The cases of Williams v. Benedict, 8 How. 107, Pulliam v. Osborne, 17 How. 471, and Hagan v. Lucas, 10 Pet. 400, were cases arising between judgment creditors, or between such creditors and administrators of insolvent estates, involving priority of liens, or rights to sell on executions all of which were against the same debtor. They do not involve the question of the right of an officer of a court of the United States, under an attachment, to hold property of a stranger to the suit, exempt from liability to have the same taken from him by a process of replevin; but merely the priority of right of different creditors, as to the property of their common debtor. That question might arise as well in the court of the State, between two attaching creditors or claimants there, as in the case of two suits, one of which was in the court of the United States. That this attachment by the marshal was not a proceeding in rem, is clearly stated by Chief Justice Taney in Taylor v. Carryl. It is to be borne in mind that the only claim of the marshal in the present case is under the common law process of attachment upon an action of contract to recover payment of a bond. The suit in which the ship was attached and sold by the sheriff, in the case of Taylor v. Carryl, was of like character. Of that attachment, the chief justice says: “ The common law process was not and could not be a proceeding in rem, to charge the ship with the debt, for the creditor has no lien upon her, and the court had no jurisdiction over anything but the dwner’s residuum.” Again: “ The whole ship could not be sold by the officer, so as to convey an absolute right of property to the purchaser.” 20 How. 602. Nor could the sale here by the marshal, if one had been made on an execution against the debtor, pass the property of the present plaintiff. A sale on execution has no such effect as to destroy the right of property in a third person. It is only a sale of the debtor’s interest therein, that passes to the purchaser.

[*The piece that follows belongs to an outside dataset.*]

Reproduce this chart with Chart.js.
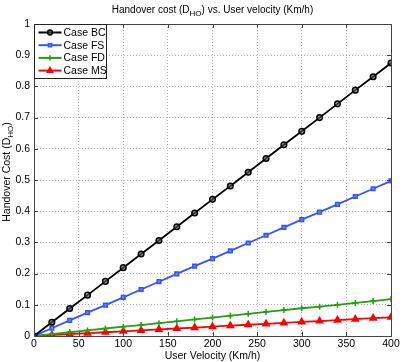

In The Oliver Jordan, 2 Curt. C. C. 414, both parties were attempting to enforce the collection of their debts against the same debtor, who was the acknowledged owner of the property ; and the court held, that the vessel having been attached by a process from the state court, while the same was in the custody of the sheriff under said attachment, the marshal could not, under a process from the district court of the United States to enforce the claim of a material man, take the same from the possession of the sheriff. But that was not the case of a third party, setting up an independent paramount title as general owner of the property. The material man could sustain no action of replevin for this property, independently of the objection of priority of proceeding by the other party.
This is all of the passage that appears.